Porcelli recoge el guante de la corrección. “No tengo tan clara la diferencia entre escribir y corregir. No es que diga: ‘Bueno, escribo de cinco a siete y corrijo después’. Creo que la corrección está presente desde que empezás a escribir. Para mí ese límite entre escribir y corregir es mucho más difuso.”

Burzi: –Creo que el límite pasa por el hecho de que cuando te cansás de corregir, lo publicás y listo.

Las marcas de los maestroS

¿Qué les dejaron los talleres literarios que frecuentaron hace unos años? “Tengo la sensación de haber aprendido a leer de otra forma, a ver otras cosas, que también es aprender a escribir”, sintetiza Vinci su experiencia en el taller de Abelardo Castillo. “Con Castillo aprendí a leer de nuevo La ilíada o a Thomas Mann.” Porcelli aporta: “Abelardo contagia el entusiasmo por la lectura, la alegría y dicha real que genera leer”. Arias cuenta que con Liliana Heker también aprendió a leer. “Pero lo que más aprendí de ese taller fue la construcción del narrador; que el narrador tiene que ser creíble, potente, si no el cuento se cae. Pasar por esa experiencia, me permitió ser consciente de un montón de cuestiones y detalles que hay que trabajar con mucho cuidado a la hora de escribir.”

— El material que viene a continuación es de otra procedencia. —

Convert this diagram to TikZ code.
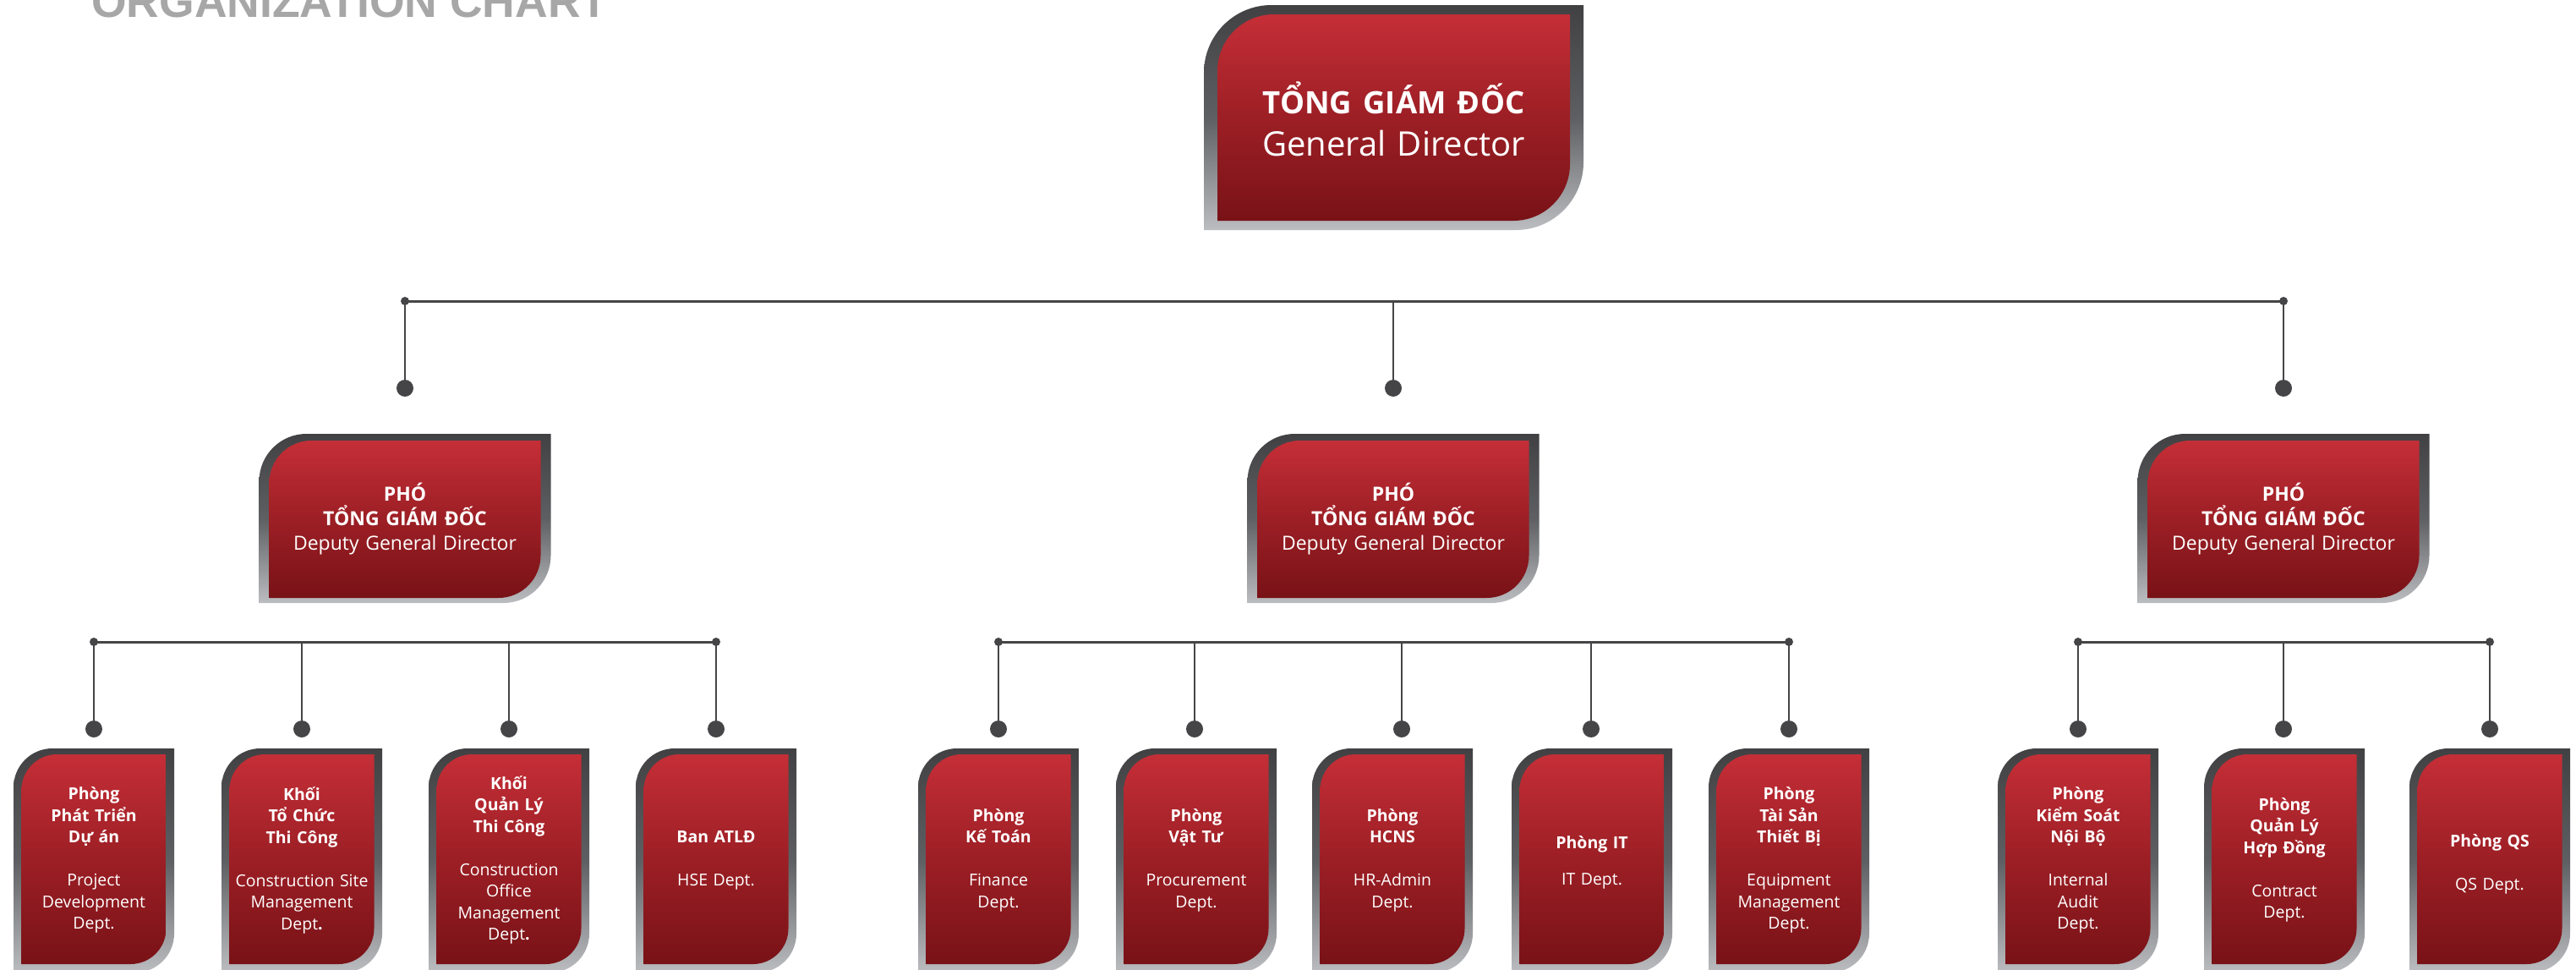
\documentclass[tikz,border=0pt]{standalone}
\usepackage{fontspec}
\setmainfont{Open Sans}
\newfontfamily\titlefont{Liberation Sans}
\definecolor{frameTop}{HTML}{414143}
\definecolor{frameMid}{HTML}{5E5F62}
\definecolor{frameBot}{HTML}{BBBDC0}
\definecolor{redTop}{HTML}{C52E37}
\definecolor{redMid}{HTML}{9C1F25}
\definecolor{redBot}{HTML}{781217}
\definecolor{lineGray}{HTML}{454547}
\definecolor{titleGray}{HTML}{A7A7A8}

% #1 style, #2 left, #3 top, #4 right, #5 bottom, #6 corner radius
\newcommand\cardshape[6]{\path[#1] (#2,#5) -- (#2,#3-#6) .. controls (#2,#3-0.4477*#6) and (#2+0.4477*#6,#3) .. (#2+#6,#3) -- (#4,#3) -- (#4,#5+#6) .. controls (#4,#5+0.4477*#6) and (#4-0.4477*#6,#5) .. (#4-#6,#5) -- cycle;}
\newcommand\smallcard[1]{%
  \cardshape{cardframe}{#1-95}{-885}{#1+95}{-1150}{46}
  \cardshape{cardface}{#1-85.5}{-892}{#1+85.5}{-1140}{42}}
\newcommand\depcard[1]{%
  \cardshape{cardframe}{#1-172.5}{-513}{#1+172.5}{-713}{56}
  \cardshape{cardface}{#1-160.5}{-521}{#1+160.5}{-707}{50}}

\tikzset{
  cardframe/.style={top color=frameTop, bottom color=frameBot, middle color=frameMid},
  cardface/.style={top color=redTop, bottom color=redBot, middle color=redMid},
  btxt/.style={text=white, align=center, text width=185pt, inner sep=0pt,
    font=\fontsize{19.5}{25.5}\selectfont},
  dtxt/.style={text=white, align=center, text width=330pt, inner sep=0pt,
    font=\fontsize{23}{29}\selectfont},
  gtxt/.style={text=white, align=center, text width=420pt, inner sep=0pt,
    font=\fontsize{40}{50}\selectfont},
  bar/.style={draw=lineGray, line width=3pt},
  stem/.style={draw=lineGray, line width=2.6pt},
  bigdot/.style={circle, fill=lineGray, minimum size=20pt, inner sep=0pt},
  enddot/.style={circle, fill=lineGray, minimum size=10pt, inner sep=0pt},
}

\begin{document}
\begin{tikzpicture}[x=1pt,y=1pt]
\useasboundingbox (0,0) rectangle (3047,-1146);

% title
\node[anchor=base west, inner sep=0pt, text=titleGray,
  font=\titlefont\bfseries\fontsize{53.5}{60}\selectfont] (title) at (108,-20) {ORGANIZATION CHART};

% general director
\cardshape{cardframe}{1424}{-6}{1873}{-272}{80}
\cardshape{cardface}{1440}{-17}{1857}{-261}{67}
\node[gtxt] (gd) at (1648.5,-141) {{\fontsize{36.5}{50}\selectfont\textbf{TỔNG GIÁM ĐỐC}}\\General Director};

% top bar
\node[enddot] (tL) at (479,-356) {};
\node[enddot] (tR) at (2701,-356) {};
\coordinate (tM) at (1648,-356);
\node[bigdot] (dL) at (479,-459) {};
\node[bigdot] (dM) at (1648,-459) {};
\node[bigdot] (dR) at (2701,-459) {};
\draw[bar] (tL.center) -- (tR.center);
\draw[stem] (tL.center) -- (dL.center);
\draw[stem] (tM) -- (dM.center);
\draw[stem] (tR.center) -- (dR.center);

% deputies
\depcard{479}
\depcard{1648}
\depcard{2701}
\node[dtxt] (dep1) at (479,-614) {\textbf{PHÓ}\\\textbf{TỔNG GIÁM ĐỐC}\\Deputy General Director};
\node[dtxt] (dep2) at (1648,-614) {\textbf{PHÓ}\\\textbf{TỔNG GIÁM ĐỐC}\\Deputy General Director};
\node[dtxt] (dep3) at (2701,-614) {\textbf{PHÓ}\\\textbf{TỔNG GIÁM ĐỐC}\\Deputy General Director};

% second level bars
\foreach \n/\x in {a/111,b/357,c/602,d/847,e/1181,f/1413,g/1658,h/1882,i/2116,j/2458,k/2701,l/2945}{
  \coordinate (j\n) at (\x,-759);
  \node[bigdot] (p\n) at (\x,-862) {};
}
\node[enddot] (ea) at (111,-759) {};
\node[enddot] (ed) at (847,-759) {};
\node[enddot] (ee) at (1181,-759) {};
\node[enddot] (ei) at (2116,-759) {};
\node[enddot] (ej) at (2458,-759) {};
\node[enddot] (el) at (2945,-759) {};
\draw[bar] (ea.center) -- (ed.center);
\draw[bar] (ee.center) -- (ei.center);
\draw[bar] (ej.center) -- (el.center);
\foreach \n in {a,b,c,d,e,f,g,h,i,j,k,l}{
  \draw[stem] (j\n) -- (p\n.center);
}

% departments
\foreach \x in {111,357,602,847,1181,1415,1647,1883,2116,2458,2702,2945}{
  \smallcard{\x}
}
\node[btxt] (b1) at (111,-1017) {\textbf{Phòng}\\\textbf{Phát Triển}\\\textbf{Dự án}\\[25.5pt]Project\\Development\\Dept.};
\node[btxt] (b2) at (357,-1017) {\textbf{Khối}\\\textbf{Tổ Chức}\\\textbf{Thi Công}\\[25.5pt]Construction Site\\Management\\Dept\textbf{.}};
\node[btxt] (b3) at (602,-1017) {\textbf{Khối}\\\textbf{Quản Lý}\\\textbf{Thi Công}\\[25.5pt]Construction\\Office\\Management\\Dept\textbf{.}};
\node[btxt] (b4) at (847,-1017) {\textbf{Ban ATLĐ}\\[25.5pt]HSE Dept.};
\node[btxt] (b5) at (1181,-1017) {\textbf{Phòng}\\\textbf{Kế Toán}\\[25.5pt]Finance\\Dept.};
\node[btxt] (b6) at (1415,-1017) {\textbf{Phòng}\\\textbf{Vật Tư}\\[25.5pt]Procurement\\Dept.};
\node[btxt] (b7) at (1647,-1017) {\textbf{Phòng}\\\textbf{HCNS}\\[25.5pt]HR-Admin\\Dept.};
\node[btxt] (b8) at (1883,-1020) {\textbf{Phòng IT}\\[18pt]IT Dept.};
\node[btxt] (b9) at (2116,-1017) {\textbf{Phòng}\\\textbf{Tài Sản}\\\textbf{Thiết Bị}\\[25.5pt]Equipment\\Management\\Dept.};
\node[btxt] (b10) at (2458,-1017) {\textbf{Phòng}\\\textbf{Kiểm Soát}\\\textbf{Nội Bộ}\\[25.5pt]Internal\\Audit\\Dept.};
\node[btxt] (b11) at (2702,-1017) {\textbf{Phòng}\\\textbf{Quản Lý}\\\textbf{Hợp Đồng}\\[25.5pt]Contract\\Dept.};
\node[btxt] (b12) at (2945,-1022) {\textbf{Phòng QS}\\[25.5pt]QS Dept.};
\end{tikzpicture}
\end{document}
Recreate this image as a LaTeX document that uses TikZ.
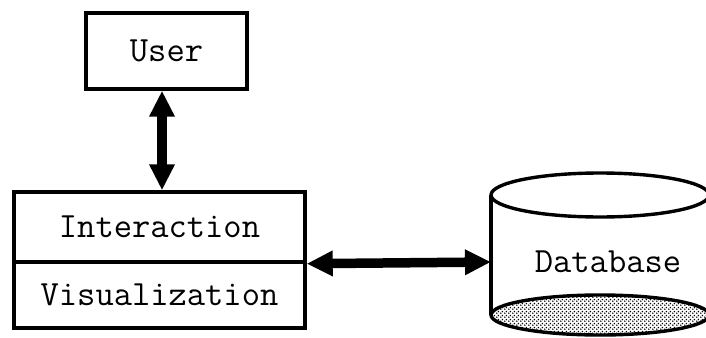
\documentclass[tikz,border=0pt]{standalone}
\usetikzlibrary{arrows.meta,patterns}
% fine diagonal dot grid for the stored-data surface
\pgfdeclarepatternformonly{stipple}{\pgfqpoint{0pt}{0pt}}{\pgfqpoint{4pt}{4pt}}{\pgfqpoint{4pt}{4pt}}{%
  \pgfpathcircle{\pgfqpoint{1pt}{1pt}}{1pt}%
  \pgfpathcircle{\pgfqpoint{3pt}{3pt}}{1pt}%
  \pgfusepath{fill}}
\tikzset{
  txt/.style={font=\ttfamily\fontsize{35.5}{40}\selectfont},
  box/.style={draw, line width=3.4pt, rectangle, inner sep=0pt, txt},
  label/.style={txt, inner sep=0pt},
  bigarrow/.style={line width=9.5pt,
    {Triangle[length=26pt,width=24pt]}-{Triangle[length=26pt,width=24pt]}},
  rim/.style={line width=3.4pt}
}
\begin{document}
\begin{tikzpicture}[x=1pt,y=-1pt]
\useasboundingbox (0,0) rectangle (706,337);

% user and the two-layer front end
\node[box, minimum width=161pt, minimum height=76pt] (user) at (166.5,51) {User};
\node[box, minimum width=291pt, minimum height=70pt] (inter) at (159.5,227) {Interaction};
\node[box, minimum width=291pt, minimum height=66pt] (vis) at (159.5,295) {Visualization};

% database cylinder
\draw[rim] (491,195) -- (491,315);
\draw[rim] (709,195) -- (709,315);
\fill[pattern=stipple] (600,315) ellipse [x radius=109, y radius=20];
\draw[rim] (600,315) ellipse [x radius=109, y radius=20];
\draw[rim, fill=white] (600,195) ellipse [x radius=109, y radius=22];
\node[label] (db) at (608,262) {Database};
\coordinate (dbleft) at (491,262);

% connectors
\draw[bigarrow] (user.south -| 162,0) -- (inter.north -| 162,0);
\draw[bigarrow] (inter.south east) -- (dbleft);
\end{tikzpicture}
\end{document}
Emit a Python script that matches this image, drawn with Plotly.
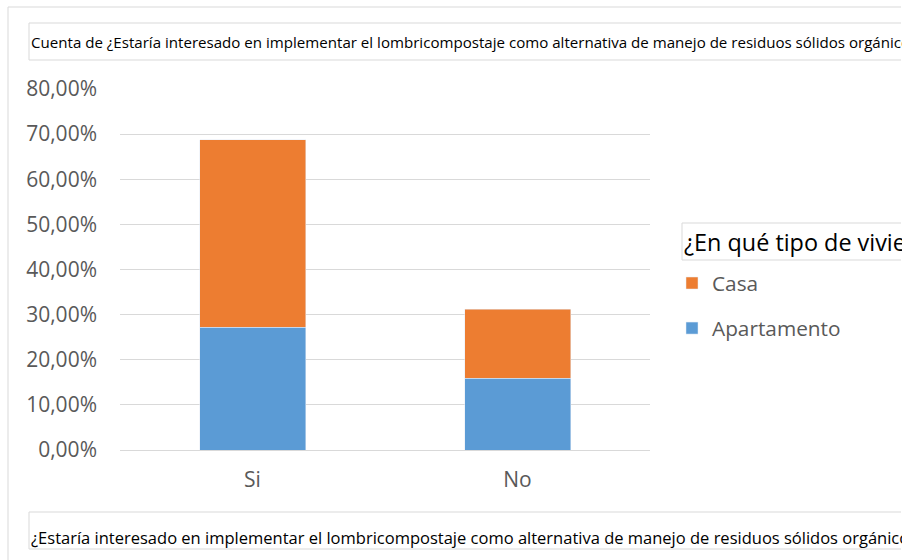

También hay otras enseñanzas implícitas en los temas sobre los que escriben, en la actitud con la que buscan construir caminos y espacios alternativos donde compartir sus escrituras. Burzi confiesa que dejó varios cuentos afuera de Un dios demasiado pequeño, sin temblar ni dudar. “No me desespero por publicar”, aclara. “Conozco escritores que han publicado en grandes editoriales y sufrieron mucho manoseo. Prefiero publicar en una editorial chiquita que me cuide. Lo que escribo es muy valioso para mí y no se lo puedo dar a cualquiera. Veo cómo se manejan las grandes editoriales y a mí, la verdad, me da un poco de rechazo.” Sobre la moda de publicar antologías temáticas con cuentos, recurso al que apelan las grandes editoriales, Burzi plantea que todo lo que sirva para difundir el cuento es bueno. “Pero ese espacio que se le da a un escritor en una antología temática empieza y termina allí. A veces pasa que leés un cuento muy bueno y querés leer otros de ese autor, pero resulta que no le dieron el espacio para que publicara su libro de cuentos”, agrega Burzi. “No es que somos escépticos y oscuros porque sí”, advierte Porcelli. “La situación que se vive en el mundo genera escepticismo. Y no somos ajenos a ese clima de época cuando escribimos.”